Famous Reviews eBook

This eBook from the Gutenberg Project consists of approximately 678 pages of information about Famous Reviews.

Famous Reviews eBook

This eBook from the Gutenberg Project consists of approximately 678 pages of information about Famous Reviews.

Mr. Macaulay announces his intention of bringing down the history of England almost to our own times; but these two volumes are complete in themselves, and we may fairly consider them as a history of the Revolution; and in that light the first question that presents itself to us is why Mr. Macaulay has been induced to re-write what had already been so often and even so recently written—­among others, by Dalrymple, a strenuous but honest Whig, and by Mr. Macaulay’s own oracles, Fox and Mackintosh?  It may be answered that both Fox and Mackintosh left their works imperfect.  Fox got no farther than Monmouth’s death; but Mackintosh came down to the Orange invasion, and covered full nine-tenths of the period as yet occupied by Mr. Macaulay.  Why then did Mr. Macaulay not content himself with beginning where Mackintosh left off—­ that is, with the Revolution? and it would have been the more natural, because, as our readers know, it is there that Hume’s history terminates.

What reason does he give for this work of supererogation?  None.  He does not (as we shall see more fully by and by) take the slightest notice of Mackintosh’s history, no more than if it had never existed.  Has he produced a new fact?  Not one.  Has he discovered any new materials?  None, as far as we can judge, but the collections of Fox and Mackintosh, confided to him by their families.[1] It seems to us a novelty in literary practice that a writer raised far by fame and fortune above the vulgar temptations of the craft should undertake to tell a story already frequently and recently told by masters of the highest authority and most extensive information, without having, or even professing to have, any additional means or special motive to account for the attempt.
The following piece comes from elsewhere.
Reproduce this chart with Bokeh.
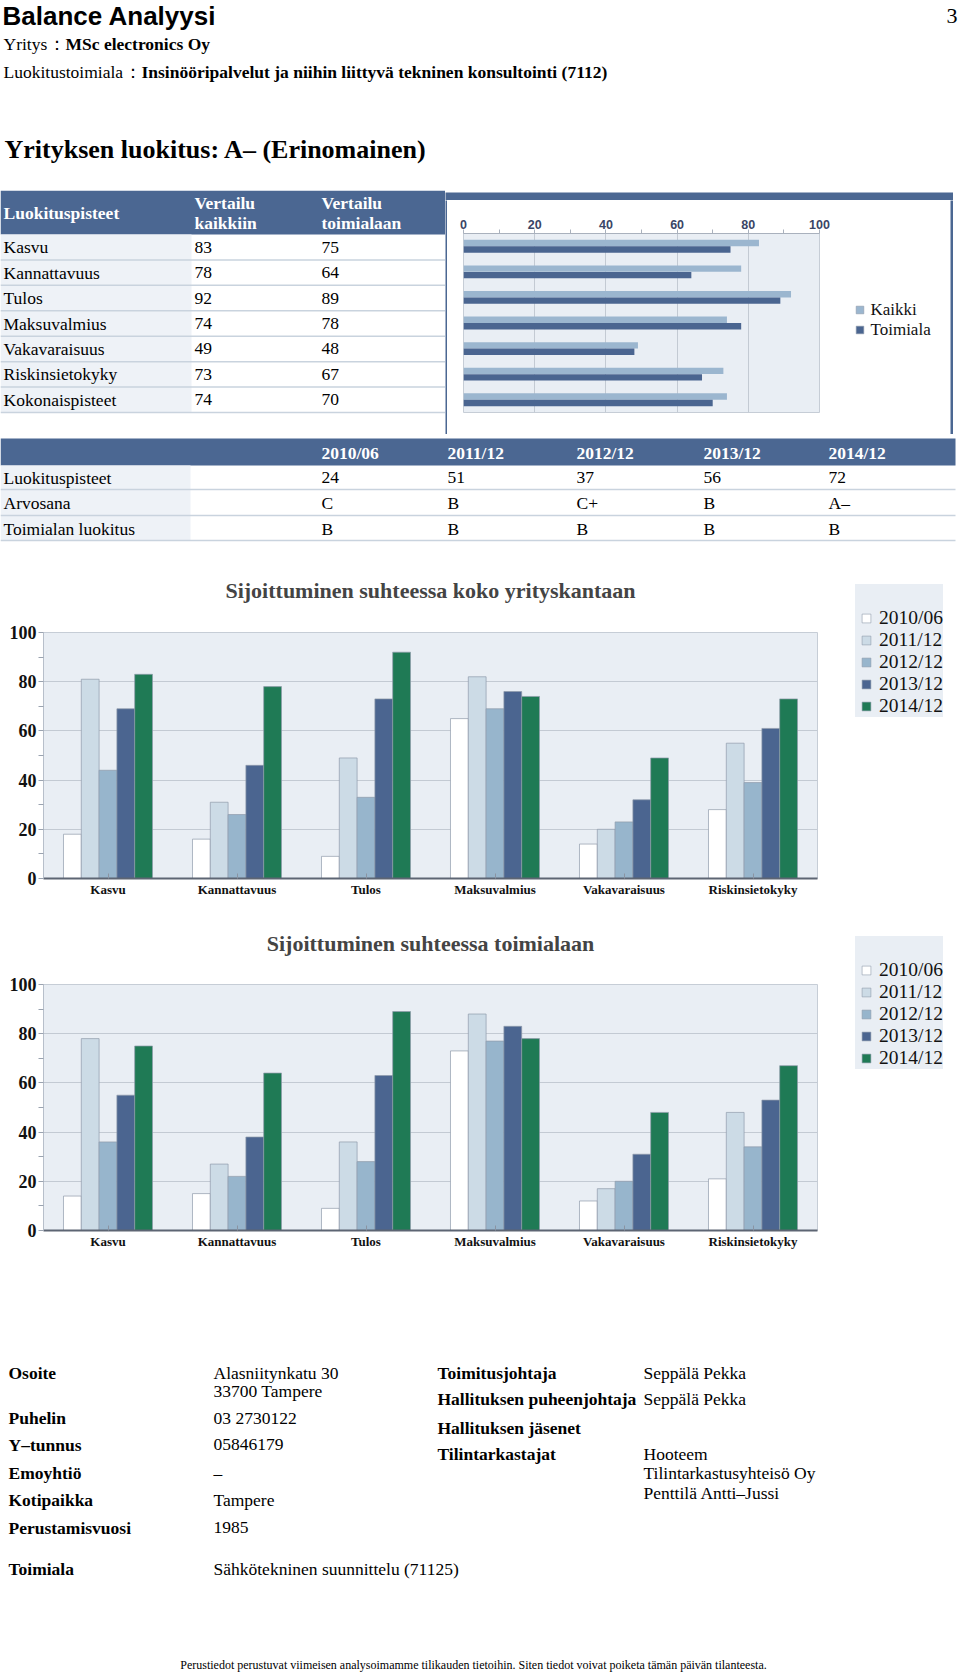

[1] It appears from two notes of acknowledgments to M. Guizot and the
    keepers of the archives at The Hague, that Mr. Macaulay obtained
    some additions to the copies which Mackintosh already had of the
    letters of Ronquillo the Spanish and Citters the Dutch minister at
    the court of James.  We may conjecture that these additions were
    insignificant, since Mr. Macaulay has nowhere, that we have
    observed, specially noticed them; but except these, whatever they
    may be, we find no trace of anything that Fox and Mackintosh had not
    already examined and classed.

We suspect, however, that we can trace Mr. Macaulay’s design to its true source—­the example and success of the author of Waverley.  The historical novel, if not invented, at least first developed and illustrated by the happy genius of Scott, took a sudden and extensive hold of the public taste; he himself, in most of his subsequent novels, availed himself largely of the historical element which had contributed so much to the popularity of Waverley.  The press has since that time groaned with his imitators.  We have had historical novels of all classes and grades.  We have had served up in this form the Norman Conquest and the Wars of the Roses, the Gunpowder Plot and the Fire of London, Darnley and Richelieu—­and almost at the same moment with Mr. Macaulay’s appeared a professed romance of Mr. Ainsworth’s on the same subject—­ James II.  Nay, on a novelist of this popular order has been conferred the office of Historiographer to the Queen.